>> START
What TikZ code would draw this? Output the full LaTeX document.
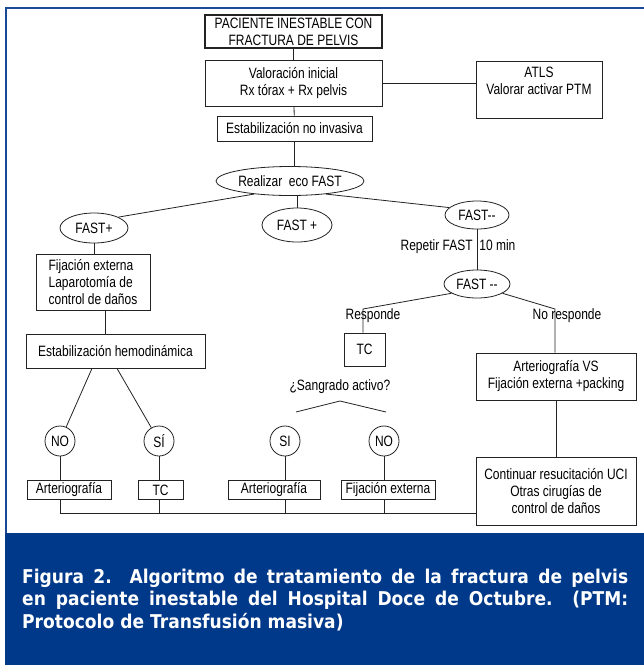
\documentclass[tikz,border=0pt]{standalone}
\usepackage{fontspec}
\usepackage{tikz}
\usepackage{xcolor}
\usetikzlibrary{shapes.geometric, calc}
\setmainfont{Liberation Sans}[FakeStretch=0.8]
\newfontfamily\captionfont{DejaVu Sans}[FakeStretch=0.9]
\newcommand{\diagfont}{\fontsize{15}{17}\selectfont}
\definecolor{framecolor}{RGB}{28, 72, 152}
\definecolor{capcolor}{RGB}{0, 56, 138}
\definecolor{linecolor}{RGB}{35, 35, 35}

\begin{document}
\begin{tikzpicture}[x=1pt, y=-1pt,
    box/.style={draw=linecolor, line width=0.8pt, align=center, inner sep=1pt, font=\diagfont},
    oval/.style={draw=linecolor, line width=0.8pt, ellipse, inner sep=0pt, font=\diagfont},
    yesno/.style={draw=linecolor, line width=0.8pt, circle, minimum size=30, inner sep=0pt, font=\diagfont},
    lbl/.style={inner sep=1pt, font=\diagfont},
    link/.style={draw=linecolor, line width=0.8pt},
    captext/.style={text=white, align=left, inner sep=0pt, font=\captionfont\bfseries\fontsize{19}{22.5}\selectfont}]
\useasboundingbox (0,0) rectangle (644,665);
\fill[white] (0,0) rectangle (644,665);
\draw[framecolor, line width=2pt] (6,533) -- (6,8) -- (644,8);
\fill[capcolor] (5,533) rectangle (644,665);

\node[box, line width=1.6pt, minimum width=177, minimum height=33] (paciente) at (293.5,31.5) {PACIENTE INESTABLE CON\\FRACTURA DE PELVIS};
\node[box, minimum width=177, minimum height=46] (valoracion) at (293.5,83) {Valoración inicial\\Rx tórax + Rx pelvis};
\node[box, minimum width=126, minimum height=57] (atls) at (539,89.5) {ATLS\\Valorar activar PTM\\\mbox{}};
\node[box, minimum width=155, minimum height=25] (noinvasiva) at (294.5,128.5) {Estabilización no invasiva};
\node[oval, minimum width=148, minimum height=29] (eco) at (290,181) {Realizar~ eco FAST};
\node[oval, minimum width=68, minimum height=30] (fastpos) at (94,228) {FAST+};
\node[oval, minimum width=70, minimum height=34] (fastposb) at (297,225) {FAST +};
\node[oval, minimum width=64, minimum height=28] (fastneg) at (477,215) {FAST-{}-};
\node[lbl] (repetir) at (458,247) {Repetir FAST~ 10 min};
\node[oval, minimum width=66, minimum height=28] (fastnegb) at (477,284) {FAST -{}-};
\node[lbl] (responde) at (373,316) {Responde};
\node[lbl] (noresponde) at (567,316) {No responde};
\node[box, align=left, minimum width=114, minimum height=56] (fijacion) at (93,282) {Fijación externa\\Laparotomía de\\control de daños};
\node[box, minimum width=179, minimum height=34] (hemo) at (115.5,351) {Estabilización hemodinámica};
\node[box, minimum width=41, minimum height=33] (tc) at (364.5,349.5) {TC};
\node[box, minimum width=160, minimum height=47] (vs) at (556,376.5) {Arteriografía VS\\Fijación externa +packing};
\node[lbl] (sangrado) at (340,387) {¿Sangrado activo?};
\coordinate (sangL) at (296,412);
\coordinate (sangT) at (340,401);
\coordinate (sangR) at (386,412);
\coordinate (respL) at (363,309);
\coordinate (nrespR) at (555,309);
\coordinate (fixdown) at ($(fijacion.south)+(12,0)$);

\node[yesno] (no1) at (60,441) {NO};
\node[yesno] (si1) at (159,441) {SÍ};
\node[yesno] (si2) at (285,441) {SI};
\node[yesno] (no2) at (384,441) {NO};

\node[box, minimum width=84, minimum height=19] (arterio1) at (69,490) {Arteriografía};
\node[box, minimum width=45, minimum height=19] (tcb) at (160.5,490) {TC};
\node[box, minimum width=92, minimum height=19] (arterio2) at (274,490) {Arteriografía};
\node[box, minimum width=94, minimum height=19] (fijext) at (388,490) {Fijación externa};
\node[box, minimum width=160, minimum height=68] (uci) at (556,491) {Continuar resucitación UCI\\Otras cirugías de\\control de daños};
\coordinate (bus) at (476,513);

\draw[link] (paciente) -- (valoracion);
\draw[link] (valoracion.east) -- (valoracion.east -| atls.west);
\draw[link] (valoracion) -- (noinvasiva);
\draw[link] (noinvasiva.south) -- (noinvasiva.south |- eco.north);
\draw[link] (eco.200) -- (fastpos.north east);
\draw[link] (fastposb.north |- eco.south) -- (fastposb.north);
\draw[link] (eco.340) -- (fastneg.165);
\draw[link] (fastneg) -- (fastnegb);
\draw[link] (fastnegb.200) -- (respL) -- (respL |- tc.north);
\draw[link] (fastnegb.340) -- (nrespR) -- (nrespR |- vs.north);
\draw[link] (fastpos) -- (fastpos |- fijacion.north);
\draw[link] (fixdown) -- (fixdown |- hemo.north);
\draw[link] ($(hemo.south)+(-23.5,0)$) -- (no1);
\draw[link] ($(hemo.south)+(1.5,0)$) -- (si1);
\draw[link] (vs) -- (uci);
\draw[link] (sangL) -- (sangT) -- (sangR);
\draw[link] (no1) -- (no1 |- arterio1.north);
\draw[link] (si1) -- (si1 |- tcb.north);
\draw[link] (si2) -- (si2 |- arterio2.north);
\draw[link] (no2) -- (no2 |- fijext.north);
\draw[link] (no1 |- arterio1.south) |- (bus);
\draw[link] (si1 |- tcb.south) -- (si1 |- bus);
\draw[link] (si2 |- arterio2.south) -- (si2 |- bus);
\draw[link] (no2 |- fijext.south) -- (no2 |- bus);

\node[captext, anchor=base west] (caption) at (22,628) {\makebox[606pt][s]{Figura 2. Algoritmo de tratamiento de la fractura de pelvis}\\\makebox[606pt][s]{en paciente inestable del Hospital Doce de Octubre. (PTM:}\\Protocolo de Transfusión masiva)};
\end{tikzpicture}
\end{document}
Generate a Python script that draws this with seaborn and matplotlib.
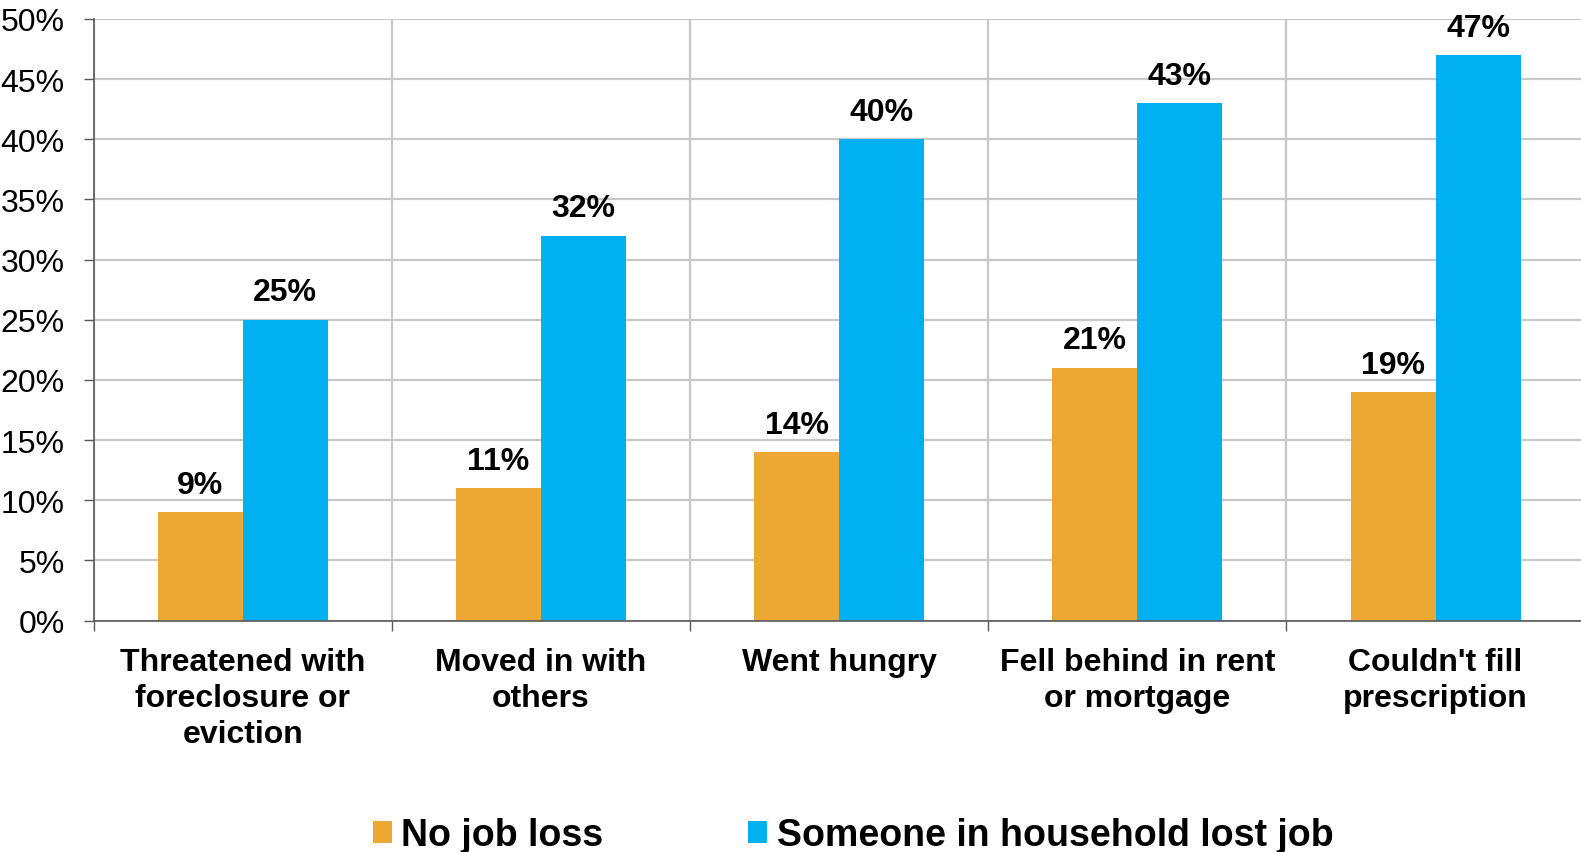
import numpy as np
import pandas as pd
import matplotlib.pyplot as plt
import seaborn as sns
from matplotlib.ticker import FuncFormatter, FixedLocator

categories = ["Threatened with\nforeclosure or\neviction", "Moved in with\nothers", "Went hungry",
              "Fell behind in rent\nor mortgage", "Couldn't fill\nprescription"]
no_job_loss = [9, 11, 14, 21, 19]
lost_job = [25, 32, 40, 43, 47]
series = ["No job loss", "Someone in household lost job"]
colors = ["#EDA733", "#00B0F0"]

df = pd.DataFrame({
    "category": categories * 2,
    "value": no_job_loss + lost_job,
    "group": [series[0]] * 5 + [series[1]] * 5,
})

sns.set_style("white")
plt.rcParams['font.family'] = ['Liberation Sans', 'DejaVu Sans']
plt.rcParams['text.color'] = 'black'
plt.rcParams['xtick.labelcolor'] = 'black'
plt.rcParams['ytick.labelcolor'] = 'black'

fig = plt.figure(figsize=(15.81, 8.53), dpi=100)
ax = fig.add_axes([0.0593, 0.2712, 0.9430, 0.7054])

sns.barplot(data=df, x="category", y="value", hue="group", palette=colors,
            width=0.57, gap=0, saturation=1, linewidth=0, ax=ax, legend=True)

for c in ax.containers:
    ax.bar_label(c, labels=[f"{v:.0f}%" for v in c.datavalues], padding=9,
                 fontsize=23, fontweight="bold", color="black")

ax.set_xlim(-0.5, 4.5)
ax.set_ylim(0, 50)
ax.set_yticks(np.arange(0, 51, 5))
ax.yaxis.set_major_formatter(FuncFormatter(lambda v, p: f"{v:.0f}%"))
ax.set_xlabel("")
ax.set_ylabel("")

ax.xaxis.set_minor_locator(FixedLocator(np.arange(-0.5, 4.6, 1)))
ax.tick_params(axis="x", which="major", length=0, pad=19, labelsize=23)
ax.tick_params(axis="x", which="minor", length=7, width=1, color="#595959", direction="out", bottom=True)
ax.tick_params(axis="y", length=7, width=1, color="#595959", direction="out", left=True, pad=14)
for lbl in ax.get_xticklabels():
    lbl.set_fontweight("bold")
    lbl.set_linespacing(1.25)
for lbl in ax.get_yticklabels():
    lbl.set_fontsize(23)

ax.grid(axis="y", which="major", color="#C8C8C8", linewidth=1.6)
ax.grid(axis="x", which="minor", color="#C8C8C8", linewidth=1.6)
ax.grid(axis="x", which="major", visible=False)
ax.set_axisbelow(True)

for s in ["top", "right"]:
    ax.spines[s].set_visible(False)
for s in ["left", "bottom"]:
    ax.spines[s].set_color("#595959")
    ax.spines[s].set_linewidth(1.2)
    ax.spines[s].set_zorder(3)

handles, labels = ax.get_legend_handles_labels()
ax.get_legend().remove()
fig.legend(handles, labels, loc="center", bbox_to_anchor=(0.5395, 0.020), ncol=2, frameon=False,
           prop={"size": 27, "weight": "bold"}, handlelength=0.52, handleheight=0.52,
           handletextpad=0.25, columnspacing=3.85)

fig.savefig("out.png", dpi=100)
>> END
— OBJECTIVE —
Using the entries above, reproduce word for word only the lines from the one that contains "Generate a Python" to the one that contains "linewidth=0, ax=ax, legend=True)", both ends included, and drop every picture.

— RESULT OF THE TASK —
Generate a Python script that draws this with seaborn and matplotlib.
import numpy as np
import pandas as pd
import matplotlib.pyplot as plt
import seaborn as sns
from matplotlib.ticker import FuncFormatter, FixedLocator

categories = ["Threatened with\nforeclosure or\neviction", "Moved in with\nothers", "Went hungry",
              "Fell behind in rent\nor mortgage", "Couldn't fill\nprescription"]
no_job_loss = [9, 11, 14, 21, 19]
lost_job = [25, 32, 40, 43, 47]
series = ["No job loss", "Someone in household lost job"]
colors = ["#EDA733", "#00B0F0"]

df = pd.DataFrame({
    "category": categories * 2,
    "value": no_job_loss + lost_job,
    "group": [series[0]] * 5 + [series[1]] * 5,
})

sns.set_style("white")
plt.rcParams['font.family'] = ['Liberation Sans', 'DejaVu Sans']
plt.rcParams['text.color'] = 'black'
plt.rcParams['xtick.labelcolor'] = 'black'
plt.rcParams['ytick.labelcolor'] = 'black'

fig = plt.figure(figsize=(15.81, 8.53), dpi=100)
ax = fig.add_axes([0.0593, 0.2712, 0.9430, 0.7054])

sns.barplot(data=df, x="category", y="value", hue="group", palette=colors,
            width=0.57, gap=0, saturation=1, linewidth=0, ax=ax, legend=True)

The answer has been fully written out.